NASHVILLE - The Haslam administration's controversial outsourcing of its real estate management functions is drawing new criticism, this time in the form of a just-released state Comptroller's audit that chides officials over how they developed the contract with a private contractor.
Auditors detailed what the Comptroller's office calls "flaws" in how General Services handled the contract awarded to Jones Lang LaSalle.
Among other things, officials managed to created an "organizational conflict of interest" in which Jones Lang LaSalle profits from its own planning recommendations, the audit says.
Chicago-based Jones Lang LaSalle now oversees facility assessments, master planning and facility management services for Tennessee's real estate properties. There's been a months-long uproar over the contract. The Comptroller's office doesn't appear to add much that's new, but it fleshes out some issues and could hand critics with a big cudgel.
The audit says that while the department didn't violate state policies and procedures, General Services' Real Estate Management Division "entered Into a contract that was overly broad in scope and then pursued multiple contract amendments to refine the contract scope."
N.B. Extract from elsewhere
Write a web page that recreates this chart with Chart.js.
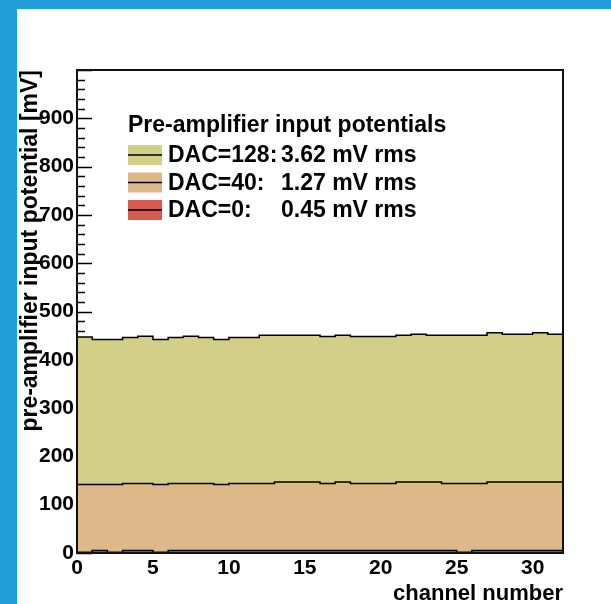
<!DOCTYPE html>
<html>
<head>
<meta charset="utf-8">
<script src="https://cdn.jsdelivr.net/npm/chart.js@4.4.1/dist/chart.umd.min.js"></script>
<style>
  html, body { margin: 0; padding: 0; width: 611px; height: 604px; overflow: hidden; background: #219ed8; }
  #wrap { position: absolute; left: 17px; top: 9px; width: 594px; height: 595px; background: #fff; }
</style>
</head>
<body>
<div id="wrap"><canvas id="chart"></canvas></div>
<script>
// --- DATA ---
const channels = [0, 1, 2, 3, 4, 5, 6, 7, 8, 9, 10, 11, 12, 13, 14, 15,
                  16, 17, 18, 19, 20, 21, 22, 23, 24, 25, 26, 27, 28, 29, 30, 31];
const lastEdge = 32;

const dac128 = [447, 442, 442, 446, 449, 442, 446, 449, 446, 442, 446, 446, 451, 451, 451, 451,
                448, 451, 448, 448, 448, 451, 453, 451, 451, 451, 451, 456, 453, 453, 456, 453];
const dac40 = [142, 142, 142, 144, 144, 142, 144, 144, 144, 142, 144, 144, 144, 147, 147, 147,
               144, 147, 144, 144, 144, 147, 147, 147, 144, 144, 144, 147, 147, 147, 147, 147];
const dac0 = [1.5, 5, 1.5, 5, 5, 1.5, 5, 5, 5, 5, 5, 5, 5, 5, 5, 5,
              5, 5, 5, 5, 5, 5, 5, 5, 5, 1.5, 5, 5, 5, 5, 5, 5];

const seriesLabels = ['DAC=128:', 'DAC=40:', 'DAC=0:'];
const rmsLabels = ['3.62 mV rms', '1.27 mV rms', '0.45 mV rms'];
const legendTitle = 'Pre-amplifier input potentials';
const yTickLabels = [0, 100, 200, 300, 400, 500, 600, 700, 800, 900];
const xTickLabels = [0, 5, 10, 15, 20, 25, 30];

// --- STYLE ---
const FONT = "'Liberation Sans', Arial, Helvetica, sans-serif";
const fillColors = ['#d3cf89', '#deb889', '#d65a52'];

// histogram bins -> stepped line points (last bin closed at the upper edge)
function histPoints(values) {
    const pts = channels.map((c, i) => ({ x: c, y: values[i] }));
    pts.push({ x: lastEdge, y: values[values.length - 1] });
    return pts;
}

const series = [dac128, dac40, dac0];

// ticks drawn inside the frame, ROOT style (fills cover them)
const innerTicks = {
    id: 'innerTicks',
    beforeDatasetsDraw(chart) {
        const ctx = chart.ctx, y = chart.scales.y, a = chart.chartArea;
        ctx.save();
        ctx.strokeStyle = '#000';
        ctx.lineWidth = 1.5;
        for (let v = y.min; v <= y.max; v += 20) {
            const py = Math.round(y.getPixelForValue(v)) + 0.5;
            const len = v % 100 === 0 ? 15 : 8;
            ctx.beginPath();
            ctx.moveTo(a.left, py);
            ctx.lineTo(a.left + len, py);
            ctx.stroke();
        }
        ctx.restore();
    }
};

const frameAndLegend = {
    id: 'frameAndLegend',
    afterDatasetsDraw(chart) {
        const ctx = chart.ctx, a = chart.chartArea;
        ctx.save();
        // frame
        ctx.strokeStyle = '#111';
        ctx.lineWidth = 2;
        ctx.strokeRect(a.left, a.top, a.right - a.left, a.bottom - a.top);

        // legend
        const lx = a.left + 51, ly = a.top + 56;
        ctx.fillStyle = '#000';
        ctx.textBaseline = 'middle';
        ctx.font = 'bold 23px ' + FONT;
        ctx.fillText(legendTitle, lx, ly);
        chart.data.datasets.forEach((ds, i) => {
            const cy = ly + 29 + i * 27.5;
            ctx.fillStyle = ds.backgroundColor;
            ctx.fillRect(lx, cy - 10, 34, 20);
            ctx.strokeStyle = '#000';
            ctx.lineWidth = 1.5;
            ctx.beginPath();
            ctx.moveTo(lx, cy);
            ctx.lineTo(lx + 34, cy);
            ctx.stroke();
            ctx.fillStyle = '#000';
            ctx.fillText(ds.label, lx + 40, cy + 1);
            ctx.fillText(rmsLabels[i], lx + 153, cy + 1);
        });
        ctx.restore();
    }
};

const ctx = document.getElementById('chart').getContext('2d');
new Chart(ctx, {
    type: 'line',
    data: {
        datasets: seriesLabels.map((lab, i) => ({
            label: lab,
            data: histPoints(series[i]),
            stepped: true,
            fill: 'origin',
            backgroundColor: fillColors[i],
            borderColor: '#000',
            borderWidth: 1.5,
            pointRadius: 0,
            order: series.length - i
        }))
    },
    options: {
        responsive: true,
        maintainAspectRatio: false,
        animation: false,
        layout: { padding: { top: 61, right: 48, left: 0, bottom: 0 } },
        plugins: { legend: { display: false }, tooltip: { enabled: false } },
        scales: {
            x: {
                type: 'linear', min: 0, max: lastEdge,
                grid: { display: false, drawTicks: false },
                border: { display: false },
                afterBuildTicks: s => { s.ticks = xTickLabels.map(v => ({ value: v })); },
                ticks: {
                    padding: 3, color: '#000', maxRotation: 0, autoSkip: false,
                    font: { family: FONT, size: 21, weight: 'bold' }
                },
                title: {
                    display: true, text: 'channel number', align: 'end', color: '#000',
                    padding: 0, font: { family: FONT, size: 22, weight: 'bold', lineHeight: 0.95 }
                },
                afterFit: s => { s.height = 51; }
            },
            y: {
                min: 0, max: 1000,
                grid: { display: false, drawTicks: false },
                border: { display: false },
                afterBuildTicks: s => { s.ticks = yTickLabels.map(v => ({ value: v })); },
                ticks: {
                    padding: 3, color: '#000', autoSkip: false,
                    font: { family: FONT, size: 21, weight: 'bold' }
                },
                title: {
                    display: true, text: 'pre-amplifier input potential [mV]', align: 'end', color: '#000',
                    padding: 0, font: { family: FONT, size: 23, weight: 'bold' }
                },
                afterFit: s => { s.width = 60; }
            }
        }
    },
    plugins: [innerTicks, frameAndLegend]
});
</script>
</body>
</html>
"Ultimately, some of these amendments created an organizational conflict of interest whereby Jones Lang LaSalle can profit from its own planning recommendations," the audit says.
The Times Free Press and other news organizations have previously detailed how Jones Lang LaSalle is making money of its recommendation to de-commission six state-owned buildings because the company is also earning fees in striking leases on private space.
Auditors also say the State of Tennessee Real Estate Asset Management (STREAM) Division and Procurement Office failed to "adequately document the decision to exclude a vendor from the negotiation of the facilities management services contract."